• March 13th – The Scottish National party will launch the process for holding a second referendum on Scottish independence, Nicola Sturgeon had said. She said the Scottish National party’s mandate for a second referendum “is beyond doubt” after the result of last June’s Brexit vote, in which 62 per cent of Scottish voters backed remain. The Pound rose when Sturgeon reaffirmed her intentions of holding a second referendum for Scotland and some sterling-watchers attributed the rise to the fact that this will sway the government’s approach to the Brexit negotiations further from ‘hard Brexit’ and towards the middle ground to accommodate Scottish views.

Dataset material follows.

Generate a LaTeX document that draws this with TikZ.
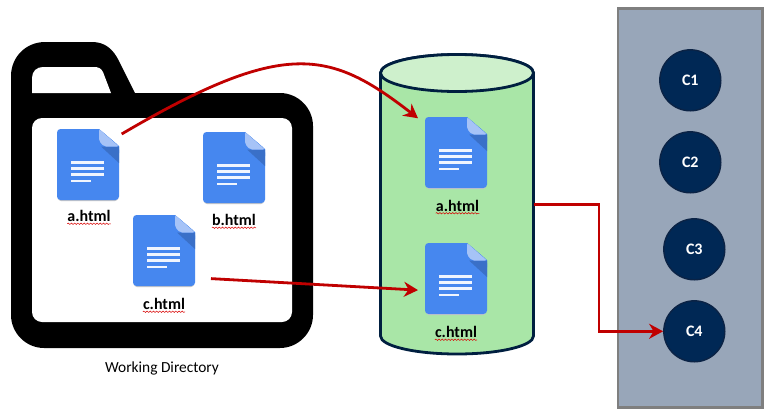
\documentclass[tikz,border=0pt]{standalone}
\usepackage{fontspec}
\setmainfont{Carlito}
\usetikzlibrary{arrows.meta,calc,decorations.pathmorphing}
\definecolor{docblue}{HTML}{4687EF}
\definecolor{doclight}{HTML}{A6C3F7}
\definecolor{docdark}{HTML}{3A70C8}
\definecolor{arrowred}{HTML}{C00000}
\definecolor{navy}{HTML}{002855}
\definecolor{navyline}{HTML}{0B2345}
\definecolor{panelfill}{HTML}{98A6B9}
\definecolor{panelline}{HTML}{7F7F7F}
\definecolor{cylbody}{HTML}{A9E6A7}
\definecolor{cyltop}{HTML}{CEF0CC}
\definecolor{cylline}{HTML}{001F40}
\tikzset{
  x=1pt,y=-1pt,
  filebox/.style={rectangle,minimum width=62pt,minimum height=71pt,inner sep=0pt,outer xsep=7pt,outer ysep=0pt},
  fname/.style={inner sep=0pt,font=\fontsize{16}{16}\selectfont\bfseries,text=black},
  squiggle/.style={draw=red!85!black,line width=0.5pt,decorate,decoration={snake,segment length=3.2pt,amplitude=0.7pt}},
  redline/.style={draw=arrowred,line width=2.8pt},
  redarrow/.style={redline,-{Stealth[length=14pt,width=15pt,inset=4.5pt]}},
  comp/.style={circle,fill=navy,draw=navyline,line width=1.4pt,minimum size=61pt,inner sep=0pt,outer sep=0.7pt,text=white,font=\fontsize{16}{16}\selectfont\bfseries}
}
\newcommand{\docicon}[3]{%
  \begin{scope}[shift={(#2,#3)}]
    \node[filebox] (#1) at (31,35.5) {};
    \fill[black!22,rounded corners=3pt] (1,60) rectangle (61,72);
    \fill[docblue,rounded corners=3.5pt] (0,0) -- (0,71) -- (62,71) -- (62,17) -- (42,0) -- cycle;
    \fill[docblue] (38,0) -- (42,0) -- (62,17) -- (62,24) -- (38,24) -- cycle;
    \fill[docdark] (44,17.5) -- (62,17.5) -- (62,34) -- cycle;
    \fill[doclight,rounded corners=2pt] (42,0) -- (42,12) -- (47,17.5) -- (62,17.5) -- cycle;
    \fill[white!92!docblue] (14.3,32) rectangle (47.3,34.7);
    \fill[white!92!docblue] (14.3,38) rectangle (47.3,40.7);
    \fill[white!92!docblue] (14.3,44) rectangle (47.3,46.7);
    \fill[white!92!docblue] (14.3,50.5) rectangle (33.7,53.2);
  \end{scope}}
\newcommand{\fname}[4]{%
  \node[fname] (#1) at (#2,#3) {#4};
  \draw[squiggle] ([yshift=-2.2pt]#1.base west) -- ([yshift=-2.2pt]#1.base east);}
\begin{document}
\begin{tikzpicture}
\useasboundingbox (0,0) rectangle (772,416);
% folder
\fill[black] (135,93) -- (119,61) .. controls (113,49) and (105,42) .. (92,42) -- (45,42)
  .. controls (26,42) and (11,57) .. (11,76) -- (11,315)
  .. controls (11,333) and (26,348) .. (44,348) -- (280,348)
  .. controls (298,348) and (313,333) .. (313,315) -- (313,126)
  .. controls (313,108) and (298,93) .. (280,93) -- cycle;
\fill[white,rounded corners=10pt] (32,118) rectangle (292,322);
\fill[white] (32,93) -- (32,78) .. controls (32,71) and (37,67) .. (43,67) -- (94,67)
  .. controls (98,67) and (101,68) .. (103,72) -- (111,93) -- cycle;
\node[inner sep=0pt,font=\fontsize{15.4}{15.4}\selectfont] (wd) at (162,368) {Working Directory};
\docicon{filea}{57}{129}
\docicon{fileb}{203}{132}
\docicon{filec}{133}{215}
\fname{la}{89}{216}{a.html}
\fname{lb}{234}{220}{b.html}
\fname{lc}{164}{304}{c.html}
% cylinder
\node[rectangle,minimum width=153pt,minimum height=299.5pt,inner sep=0pt,outer sep=0pt] (cyl) at (457,204.25) {};
\draw[draw=cylline,fill=cylbody,line width=2.8pt] (380.5,73) -- (380.5,336) arc[start angle=180,end angle=360,x radius=76.5pt,y radius=18pt] -- (533.5,73) arc[start angle=0,end angle=180,x radius=76.5pt,y radius=18.5pt] -- cycle;
\draw[draw=cylline,fill=cyltop,line width=2.8pt] (457,73) ellipse[x radius=76.5pt,y radius=18.5pt];
\docicon{cyla}{425}{117}
\docicon{cylc}{425}{243}
\fname{lca}{457.5}{205.5}{a.html}
\fname{lcc}{456}{332}{c.html}
% panel
\node[rectangle,fill=panelfill,draw=panelline,line width=2.6pt,minimum width=144.5pt,minimum height=399pt,inner sep=0pt,outer sep=0pt] (panel) at (690.4,207.8) {};
\node[comp] (c1) at (690.3,80.3) {C1};
\node[comp] (c2) at (690.3,162.3) {C2};
\node[comp] (c3) at (694.3,249.3) {C3};
\node[comp] (c4) at (694.3,331.3) {C4};
% connectors
\draw[redarrow,shorten <=-5pt] (filea.41) .. controls (285,38) and (330,50) .. (cyla.138.6);
\draw[redarrow,shorten <=9pt] (filec.-36.9) -- (cylc.197.5);
\draw[redarrow] (cyl.east) -- ++(65.5,0) |- (c4.west);
\end{tikzpicture}
\end{document}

• David Davies has a plan for Brexit to March 2019, but standing in his way is French Barnier who wants to take things step-by-step and deal with all issues individually, including a 60bn Brexit bill. Davies wants a smooth transition for the good of UK companies, whilst Barnier is fully aware that the more uncertainty there is in the UK the more chance companies will move over to Europe. So it will not be an easy process for Britain and negotiations will be difficult
• UK mentions in second week of March that it will trigger Article 50 by March 29th after MPs backed the legislation that gives her the power to do so.
• Employers are planning to hire at a slower pace in the second quarter of this year in a further sign that the UK’s jobs boom may be cooling.
• Philip Hammond, chancellor, has dropped an increase in national insurance contributions for the self-employed, as proposed in the Spring Budget. Raising Class 4 NICs by 2 per cent was a progressive measure that would have resulted in a fairer tax system, helping to raise a much-needed £2bn to plug glaring gaps in social care.
• March 16th – BOE keeps rates on hold
• Cost of average home has risen 259% since 1997, while earnings grew 68% in same period
• UK inflation hits 2.3%, highest since September 2013
• UK shoppers started spending again in February after two months of falling retail sales, according to the latest official figures published on Thursday.
In the US
On March 15th, the Federal Reserve raised the target range for the federal funds rate to 0.75 per cent to 1 per cent. The President’s reinvoked travel ban (that was later rejected) as well as a strong dollar, will hit US tourism.
US stocks suffered their worst weekly performance since the November election after Donald Trump failed to rally support for his healthcare plan, raising the pressure on the US president as he pursues the rest of his agenda. After trading up for most of the session on Friday, the S&P 500 sold off as it became clear the alternative to Barack Obama’s Affordable Care Act lacked the votes to pass the House of Representatives. The benchmark US stock index then rebounded from its lows when the White House withdrew the bill in a sign that it was ready to move on from healthcare.
Stock indexes still remain at record highs on the back of a cheap Sterling and the Trump trade fray. Oil has remained stable as Opec members are abiding the cut in production, whilst Gold climbs back up to $1250 an ounce on the back of political uncertainty both in UK and the US.